Task instructions
Everything from the opening line of the records below through the line with "const yMinorTicks = [500, 5000, 50000];" must be duplicated exactly, pictures left out.

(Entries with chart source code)
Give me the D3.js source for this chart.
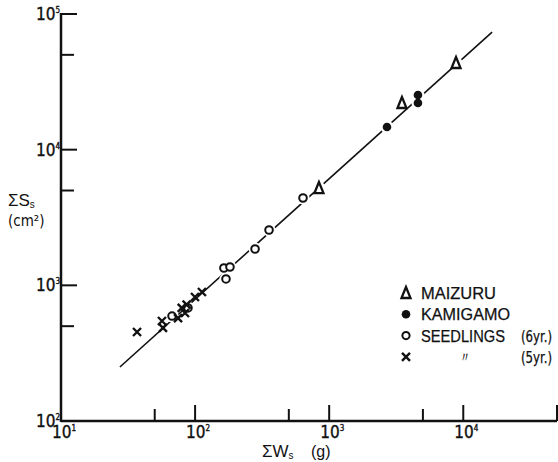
<!DOCTYPE html>
<html>
<head>
<meta charset="utf-8">
<script src="https://cdn.jsdelivr.net/npm/d3@7"></script>
<style>
  html, body { margin: 0; padding: 0; background: #fff; }
  svg { display: block; }
  text { font-family: "Liberation Sans", Arial, sans-serif; fill: #111; }
  .narrow { font-family: "Liberation Sans Narrow", "DejaVu Sans Condensed", "Liberation Sans", Arial, sans-serif; }
</style>
</head>
<body>
<script>
// ---- data ----
const maizuruW = [839, 3490, 8830];
const maizuruS = [5215, 22080, 43540];

const kamigamoW = [2698, 4592, 4592];
const kamigamoS = [14690, 25290, 22080];

const seedlings6W = [638, 356, 280, 164, 182, 170, 67.3, 88.5];
const seedlings6S = [4404, 2558, 1853, 1342, 1365, 1114, 594, 681];

const seedlings5W = [36.9, 56.6, 57.6, 74.6, 79.5, 84.1, 86.5, 99.8, 112.5];
const seedlings5S = [453, 546, 485, 574, 681, 625, 720, 820, 893];

const fitW = [27.5, 16400];
const fitS = [250, 73600];

const xMajorTicks = [10, 100, 1000, 10000];
const xMinorTicks = [50, 500, 5000, 50000];
const yMajorTicks = [1000, 10000, 100000];
const yMinorTicks = [500, 5000, 50000];

const xTickExp = ["1", "2", "3", "4"];
const yTickExp = ["2", "3", "4", "5"];
const yTickVals = [100, 1000, 10000, 100000];

const legendLabels = ["MAIZURU", "KAMIGAMO", "SEEDLINGS", ""];
const legendSuffix = ["", "", "(6yr.)", "(5yr.)"];

// ---- drawing ----
const W = 558, H = 462;
const svg = d3.select("body").append("svg").attr("width", W).attr("height", H);

const x = d3.scaleLog().domain([10, 50000]).range([61, 557]);
const y = d3.scaleLog().domain([100, 100000]).range([421, 14]);

const ink = "#111";

// axes lines
svg.append("line").attr("x1", x(10)).attr("x2", x(50000)).attr("y1", y(100)).attr("y2", y(100))
  .attr("stroke", ink).attr("stroke-width", 2.5);
svg.append("line").attr("x1", x(10)).attr("x2", x(10)).attr("y1", y(100) + 1).attr("y2", y(100000) - 1)
  .attr("stroke", ink).attr("stroke-width", 2.5);

// x ticks (pointing up, inside)
svg.selectAll(".xmaj").data(xMajorTicks.slice(1).concat([50000])).enter().append("line")
  .attr("x1", d => x(d)).attr("x2", d => x(d)).attr("y1", y(100)).attr("y2", y(100) - 16)
  .attr("stroke", ink).attr("stroke-width", 2);
svg.selectAll(".xmin").data(xMinorTicks.slice(0, 3)).enter().append("line")
  .attr("x1", d => x(d)).attr("x2", d => x(d)).attr("y1", y(100)).attr("y2", y(100) - 12)
  .attr("stroke", ink).attr("stroke-width", 2);

// y ticks (pointing right, inside)
svg.selectAll(".ymaj").data(yMajorTicks).enter().append("line")
  .attr("x1", x(10)).attr("x2", x(10) + 16).attr("y1", d => y(d)).attr("y2", d => y(d))
  .attr("stroke", ink).attr("stroke-width", 2);
svg.selectAll(".ymin").data(yMinorTicks).enter().append("line")
  .attr("x1", x(10)).attr("x2", x(10) + 13).attr("y1", d => y(d)).attr("y2", d => y(d))
  .attr("stroke", ink).attr("stroke-width", 2);

// x tick labels
const xl = svg.selectAll(".xlab").data(xMajorTicks).enter().append("text")
  .attr("class", "narrow")
  .attr("x", d => x(d) - 9).attr("y", y(100) + 17)
  .attr("font-size", 17).attr("stroke", ink).attr("stroke-width", 0.35);
xl.append("tspan").text("10");
xl.append("tspan").attr("dy", -7).attr("font-size", 8).text((d, i) => xTickExp[i]);

// y tick labels
const yl = svg.selectAll(".ylab").data(yTickVals).enter().append("text")
  .attr("class", "narrow")
  .attr("x", 36).attr("y", d => y(d) + 6)
  .attr("font-size", 17).attr("stroke", ink).attr("stroke-width", 0.35);
yl.append("tspan").text("10");
yl.append("tspan").attr("dy", -7).attr("font-size", 8).text((d, i) => yTickExp[i]);

// axis titles
const xt = svg.append("text").attr("x", 262).attr("y", 457).attr("font-size", 17);
xt.append("tspan").text("ΣW");
xt.append("tspan").attr("dy", 2).attr("font-size", 10).text("s");
svg.append("text").attr("x", 311).attr("y", 457).attr("font-size", 16).text("(g)");

const yt = svg.append("text").attr("x", 8).attr("y", 206).attr("font-size", 17);
yt.append("tspan").text("ΣS");
yt.append("tspan").attr("dy", 2).attr("font-size", 10).text("s");
svg.append("text").attr("class", "narrow").attr("x", 8).attr("y", 226).attr("font-size", 15).text("(cm²)");

// regression line
svg.append("line")
  .attr("x1", x(fitW[0])).attr("y1", y(fitS[0]))
  .attr("x2", x(fitW[1])).attr("y2", y(fitS[1]))
  .attr("stroke", ink).attr("stroke-width", 1.6);

const tri = "M0,-6L-4.5,5L4.5,5Z";
const cross = "M-4,-4L4,4M-4,4L4,-4";

function pts(ws, ss) { return ws.map((w, i) => ({ w: w, s: ss[i] })); }

// white halos to break the line around markers
const haloPts = pts(maizuruW, maizuruS).concat(pts(kamigamoW, kamigamoS), pts(seedlings6W, seedlings6S));
svg.selectAll(".halo").data(haloPts).enter().append("circle")
  .attr("cx", d => x(d.w)).attr("cy", d => y(d.s)).attr("r", 6.5).attr("fill", "#fff");

// markers
svg.selectAll(".mai").data(pts(maizuruW, maizuruS)).enter().append("path")
  .attr("d", tri).attr("transform", d => `translate(${x(d.w)},${y(d.s)})`)
  .attr("fill", "none").attr("stroke", ink).attr("stroke-width", 2.3).attr("stroke-linejoin", "miter");

svg.selectAll(".kam").data(pts(kamigamoW, kamigamoS)).enter().append("circle")
  .attr("cx", d => x(d.w)).attr("cy", d => y(d.s)).attr("r", 4.3).attr("fill", ink);

svg.selectAll(".s6").data(pts(seedlings6W, seedlings6S)).enter().append("circle")
  .attr("cx", d => x(d.w)).attr("cy", d => y(d.s)).attr("r", 3.8)
  .attr("fill", "#fff").attr("stroke", ink).attr("stroke-width", 2);

svg.selectAll(".s5").data(pts(seedlings5W, seedlings5S)).enter().append("path")
  .attr("d", cross).attr("transform", d => `translate(${x(d.w)},${y(d.s)})`)
  .attr("fill", "none").attr("stroke", ink).attr("stroke-width", 2.4);

// legend
const lx = 406, ly0 = 293, dy = 21.3;
const labelWidths = [75, 89, 84, 0];
const lg = svg.append("g");
lg.append("path").attr("d", tri).attr("transform", `translate(${lx},${ly0})`)
  .attr("fill", "none").attr("stroke", ink).attr("stroke-width", 2.3);
lg.append("circle").attr("cx", lx).attr("cy", ly0 + dy).attr("r", 4.3).attr("fill", ink);
lg.append("circle").attr("cx", lx).attr("cy", ly0 + 2 * dy).attr("r", 3.6)
  .attr("fill", "#fff").attr("stroke", ink).attr("stroke-width", 2);
lg.append("path").attr("d", cross).attr("transform", `translate(${lx},${ly0 + 3 * dy})`)
  .attr("fill", "none").attr("stroke", ink).attr("stroke-width", 2.4);

legendLabels.forEach((t, i) => {
  if (t) {
    lg.append("text").attr("x", 421).attr("y", ly0 + i * dy + 6).attr("font-size", 16)
      .attr("textLength", labelWidths[i]).attr("lengthAdjust", "spacingAndGlyphs")
      .attr("stroke", ink).attr("stroke-width", 0.25).text(t);
  }
  if (legendSuffix[i]) {
    lg.append("text").attr("class", "narrow").attr("x", 521).attr("y", ly0 + i * dy + 6)
      .attr("font-size", 15).attr("textLength", 31).attr("lengthAdjust", "spacingAndGlyphs")
      .attr("stroke", ink).attr("stroke-width", 0.25).text(legendSuffix[i]);
  }
});
lg.append("text").attr("x", 458).attr("y", ly0 + 3 * dy + 5).attr("font-size", 14).text("〃");
</script>
</body>
</html>
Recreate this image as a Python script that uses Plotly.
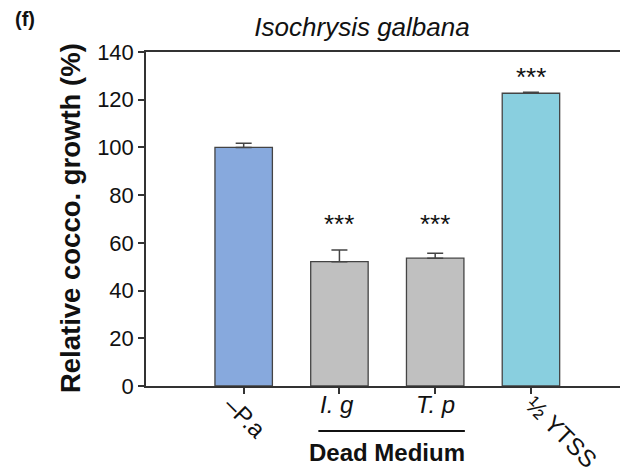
import plotly.graph_objects as go

categories = ["-Pa", "Ig", "Tp", "YTSS"]
tick_labels = ["–P.a", "<i>I. g</i>", "<i>T. p</i>", "½ YTSS"]
tick_angles = [45, 0, 0, 45]
values = [100.0, 52.1, 53.6, 122.7]
errors = [1.7, 4.9, 2.0, 0.4]
colors = ["#87A9DD", "#C0C0C0", "#C0C0C0", "#89CFDF"]
signif = ["", "***", "***", "***"]
signif_y = [0, 69.5, 69.5, 131]

FONT = "Liberation Sans, Arial, sans-serif"
xs = list(range(len(categories)))

fig = go.Figure()
fig.add_trace(go.Bar(
    x=xs, y=values, width=0.6,
    marker=dict(color=colors, line=dict(color="#444444", width=1.3)),
    error_y=dict(type="data", array=errors, symmetric=False, arrayminus=[0]*4,
                 color="#444444", thickness=1.5, width=8),
    showlegend=False,
))

ann = []
for x, s, yy in zip(xs, signif, signif_y):
    if s:
        ann.append(dict(x=x, y=yy, xref="x", yref="y", text=s, showarrow=False,
                        font=dict(family=FONT, size=26, color="#111"),
                        xanchor="center", yanchor="middle", yshift=-4))

label_pos = [(2, -0.093, 24), (-2, -0.055, 24), (0, -0.055, 24), (31, -0.138, 24)]
for x, t, a, (dx, py, fs) in zip(xs, tick_labels, tick_angles, label_pos):
    ann.append(dict(x=x, y=py, xref="x", yref="paper", text=t, showarrow=False,
                    textangle=a, xshift=dx,
                    font=dict(family=FONT, size=fs, color="#111"),
                    xanchor="center", yanchor="middle"))

ann.append(dict(x=1.5, y=-0.2, xref="x", yref="paper", text="<b>Dead Medium</b>",
                showarrow=False, font=dict(family=FONT, size=24, color="#111"),
                xanchor="center", yanchor="middle"))
ann.append(dict(x=-0.28, y=1.1, xref="paper", yref="paper", text="<b>(f)</b>",
                showarrow=False, font=dict(family=FONT, size=20, color="#111"),
                xanchor="left", yanchor="middle"))
ann.append(dict(x=-0.158, y=0.503, xref="paper", yref="paper",
                text="<b>Relative cocco. growth (%)</b>", textangle=-90,
                showarrow=False, font=dict(family=FONT, size=27.5, color="#111"),
                xanchor="center", yanchor="middle"))

shapes = [dict(type="line", xref="x", yref="paper", x0=0.78, x1=2.31, y0=-0.135, y1=-0.135,
               line=dict(color="#111", width=2))]

fig.update_layout(
    width=621, height=474,
    margin=dict(l=146, r=1, t=52, b=88, autoexpand=False),
    plot_bgcolor="white", paper_bgcolor="white",
    font=dict(family=FONT, color="#111"),
    title=dict(text="<i>Isochrysis galbana</i>", x=362/621, xanchor="center",
               y=1-27/474, yanchor="middle", font=dict(family=FONT, size=26, color="#111")),
    annotations=ann, shapes=shapes,
)
fig.update_xaxes(range=[-1.02, 3.93], tickvals=xs, ticktext=[""]*4, automargin=False,
                 showline=True, linecolor="#333", linewidth=1.5, mirror=True,
                 ticks="outside", ticklen=6, tickcolor="#333", tickwidth=1.5,
                 showgrid=False, zeroline=False)
fig.update_yaxes(range=[0, 140], tickvals=[0, 20, 40, 60, 80, 100, 120, 140], automargin=False,
                 showline=True, linecolor="#333", linewidth=1.5,
                 ticks="outside", ticklen=6, tickcolor="#333", tickwidth=1.5,
                 tickfont=dict(family=FONT, size=22, color="#111"),
                 showgrid=False, zeroline=False)

fig.write_html("out.html", config={"displayModeBar": False},
               post_script="document.body.style.margin='0';")
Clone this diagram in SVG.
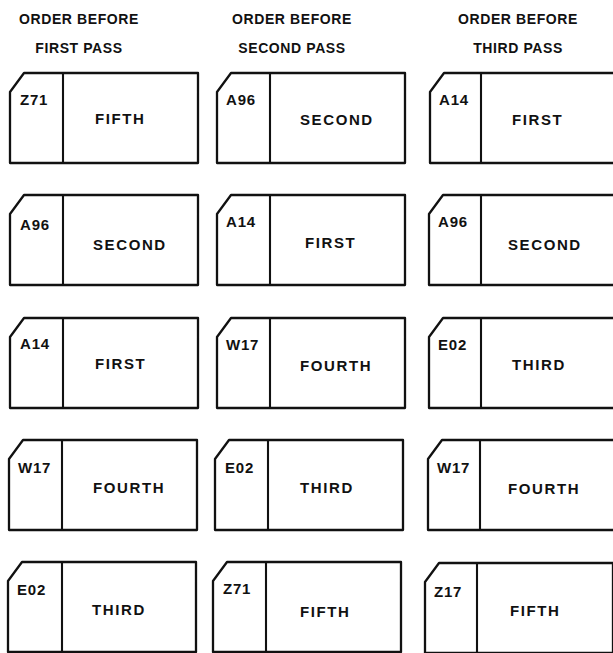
<svg xmlns="http://www.w3.org/2000/svg" width="613" height="653" viewBox="0 0 613 653">
<defs>
<style>
.card{fill:#fff;stroke:#111;stroke-width:2.3;stroke-linejoin:round}
.div{stroke:#111;stroke-width:2.1}
.hdr{font-family:"Liberation Sans",Arial,sans-serif;font-weight:bold;font-size:14px;fill:#111;text-anchor:middle;letter-spacing:0.6px}
.lbl{font-family:"Liberation Sans",Arial,sans-serif;font-weight:bold;font-size:15px;fill:#111;letter-spacing:0.8px}
.txt{font-family:"Liberation Sans",Arial,sans-serif;font-weight:bold;font-size:15px;fill:#111;letter-spacing:1.6px}
</style>
<path id="shape" d="M0,19 L14,0 L188,0 L188,90 L0,90 Z"/>
</defs>
<rect width="613" height="653" fill="#fff"/>
<g id="headers">
<text class="hdr" x="79" y="24">ORDER BEFORE</text>
<text class="hdr" x="79" y="53">FIRST PASS</text>
<text class="hdr" x="292" y="24">ORDER BEFORE</text>
<text class="hdr" x="292" y="53">SECOND PASS</text>
<text class="hdr" x="518" y="24">ORDER BEFORE</text>
<text class="hdr" x="518" y="53">THIRD PASS</text>
</g>
<g id="connectors"></g>

<!-- column 1 -->
<g id="c1r1" transform="translate(10,73)"><use href="#shape" class="card"/><line class="div" x1="53" y1="0" x2="53" y2="90"/><text class="lbl" x="10" y="32">Z71</text><text class="txt" x="85" y="51">FIFTH</text></g>
<g id="c1r2" transform="translate(10,195)"><use href="#shape" class="card"/><line class="div" x1="53" y1="0" x2="53" y2="90"/><text class="lbl" x="10" y="35">A96</text><text class="txt" x="83" y="55">SECOND</text></g>
<g id="c1r3" transform="translate(10,318)"><use href="#shape" class="card"/><line class="div" x1="53" y1="0" x2="53" y2="90"/><text class="lbl" x="10" y="31">A14</text><text class="txt" x="85" y="51">FIRST</text></g>
<g id="c1r4" transform="translate(9,440)"><use href="#shape" class="card"/><line class="div" x1="53" y1="0" x2="53" y2="91"/><text class="lbl" x="9" y="33">W17</text><text class="txt" x="84" y="53">FOURTH</text></g>
<g id="c1r5" transform="translate(8,562)"><use href="#shape" class="card"/><line class="div" x1="54" y1="0" x2="54" y2="90"/><text class="lbl" x="9" y="33">E02</text><text class="txt" x="84" y="53">THIRD</text></g>

<!-- column 2 -->
<g id="c2r1" transform="translate(217,73)"><use href="#shape" class="card"/><line class="div" x1="53" y1="0" x2="53" y2="90"/><text class="lbl" x="9" y="32">A96</text><text class="txt" x="83" y="52">SECOND</text></g>
<g id="c2r2" transform="translate(217,195)"><use href="#shape" class="card"/><line class="div" x1="53" y1="0" x2="53" y2="90"/><text class="lbl" x="9" y="32">A14</text><text class="txt" x="88" y="53">FIRST</text></g>
<g id="c2r3" transform="translate(217,318)"><use href="#shape" class="card"/><line class="div" x1="53" y1="0" x2="53" y2="90"/><text class="lbl" x="9" y="32">W17</text><text class="txt" x="83" y="53">FOURTH</text></g>
<g id="c2r4" transform="translate(215,440)"><use href="#shape" class="card"/><line class="div" x1="53" y1="0" x2="53" y2="90"/><text class="lbl" x="10" y="33">E02</text><text class="txt" x="85" y="53">THIRD</text></g>
<g id="c2r5" transform="translate(213,562)"><use href="#shape" class="card"/><line class="div" x1="53" y1="0" x2="53" y2="90"/><text class="lbl" x="10" y="32">Z71</text><text class="txt" x="87" y="55">FIFTH</text></g>

<!-- column 3 -->
<g id="c3r1" transform="translate(430,73)"><use href="#shape" class="card"/><line class="div" x1="51" y1="0" x2="51" y2="90"/><text class="lbl" x="9" y="32">A14</text><text class="txt" x="82" y="52">FIRST</text></g>
<g id="c3r2" transform="translate(429,195)"><use href="#shape" class="card"/><line class="div" x1="52" y1="0" x2="52" y2="90"/><text class="lbl" x="9" y="32">A96</text><text class="txt" x="79" y="55">SECOND</text></g>
<g id="c3r3" transform="translate(429,318)"><use href="#shape" class="card"/><line class="div" x1="52" y1="0" x2="52" y2="90"/><text class="lbl" x="9" y="32">E02</text><text class="txt" x="83" y="52">THIRD</text></g>
<g id="c3r4" transform="translate(428,440)"><use href="#shape" class="card"/><line class="div" x1="52" y1="0" x2="52" y2="90"/><text class="lbl" x="9" y="33">W17</text><text class="txt" x="80" y="54">FOURTH</text></g>
<g id="c3r5" transform="translate(425,563)"><use href="#shape" class="card"/><line class="div" x1="52" y1="0" x2="52" y2="90"/><text class="lbl" x="9" y="34">Z17</text><text class="txt" x="85" y="53">FIFTH</text></g>
</svg>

Answer in full
Give me the D3.js source for this chart.
<!DOCTYPE html>
<html>
<head>
<meta charset="utf-8">
<script src="https://cdn.jsdelivr.net/npm/d3@7"></script>
<style>
  html, body { margin: 0; padding: 0; background: #fff; }
  svg { display: block; }
  text { font-family: "Liberation Sans", Arial, sans-serif; fill: #111; }
  .narrow { font-family: "Liberation Sans Narrow", "DejaVu Sans Condensed", "Liberation Sans", Arial, sans-serif; }
</style>
</head>
<body>
<script>
// ---- data ----
const maizuruW = [839, 3490, 8830];
const maizuruS = [5215, 22080, 43540];

const kamigamoW = [2698, 4592, 4592];
const kamigamoS = [14690, 25290, 22080];

const seedlings6W = [638, 356, 280, 164, 182, 170, 67.3, 88.5];
const seedlings6S = [4404, 2558, 1853, 1342, 1365, 1114, 594, 681];

const seedlings5W = [36.9, 56.6, 57.6, 74.6, 79.5, 84.1, 86.5, 99.8, 112.5];
const seedlings5S = [453, 546, 485, 574, 681, 625, 720, 820, 893];

const fitW = [27.5, 16400];
const fitS = [250, 73600];

const xMajorTicks = [10, 100, 1000, 10000];
const xMinorTicks = [50, 500, 5000, 50000];
const yMajorTicks = [1000, 10000, 100000];
const yMinorTicks = [500, 5000, 50000];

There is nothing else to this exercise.